Mrs Jonathan D Steele, obt. taken from description, and Mr Jonathan D Steele
Auguste Edouart French
Not on view
Silhouettes must have first appeared in England in about 1700, when William and Mary reportedly had their profiles done. By the 1720s, silhouettes—or shades as they were known in Great Britain—had become an established novelty, and by the end of the century their popularity had spread to France. By the end of the eighteenth century, a few French silhouettists had introduced profiles to the United States; however, it was not until the summer of 1839 that Auguste Edouart, the most prolific silhouettist ever to work in the United States, arrived in New York.
Driven from France by hard times under Napoleon, Edouart first immigrated to England in 1815, where he worked as a French teacher and made portraits of animals in wax.
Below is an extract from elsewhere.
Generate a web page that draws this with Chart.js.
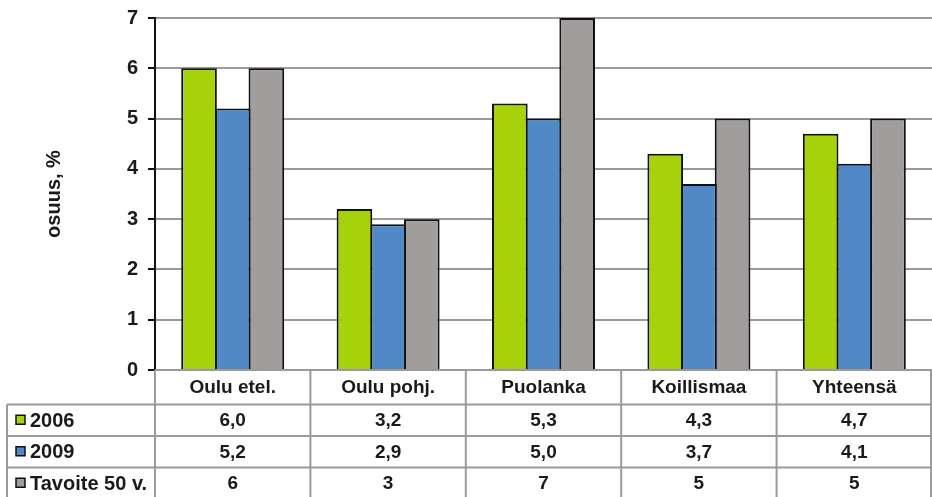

In 1825, he cut his first silhouette, supposedly at a dinner party in response to a dare to produce a better profile than one owned by his host; many more silhouettes of English men and women followed. Upon his arrival in New York, Edouart traveled to Saratoga where he was to spend five summers and created hundreds of silhouettes of vacationers, those of Frank and Helen Johnson among them. Edouart's delicate rendering of Johnson's trumpet is typical of his meticulous work. During his extensive travels throughout the United States, Edouart cut silhouettes of many eminent Americans, creating a visual record of the period. His last silhouette was cut on August 16, 1845.
The artist set sail on the "Oneida" with the intention of returning to France in 1849. The ship was wrecked off the coast of Guernsey, and Edouart escaped the disaster with ten albums of British silhouettes and six albums of American silhouettes; approximately forty albums were lost. Edouart gave all of his surviving silhouettes to the Lukis family, who cared for him until he was well enough to return to France. Eventually, all but one of the albums were broken up and sold to descendants of the sitters. The 861 unsold silhouettes were purchased by the Reverend Glenn Tilley Morse of Newburyport and bequeathed to the Metropolitan Museum in 1950.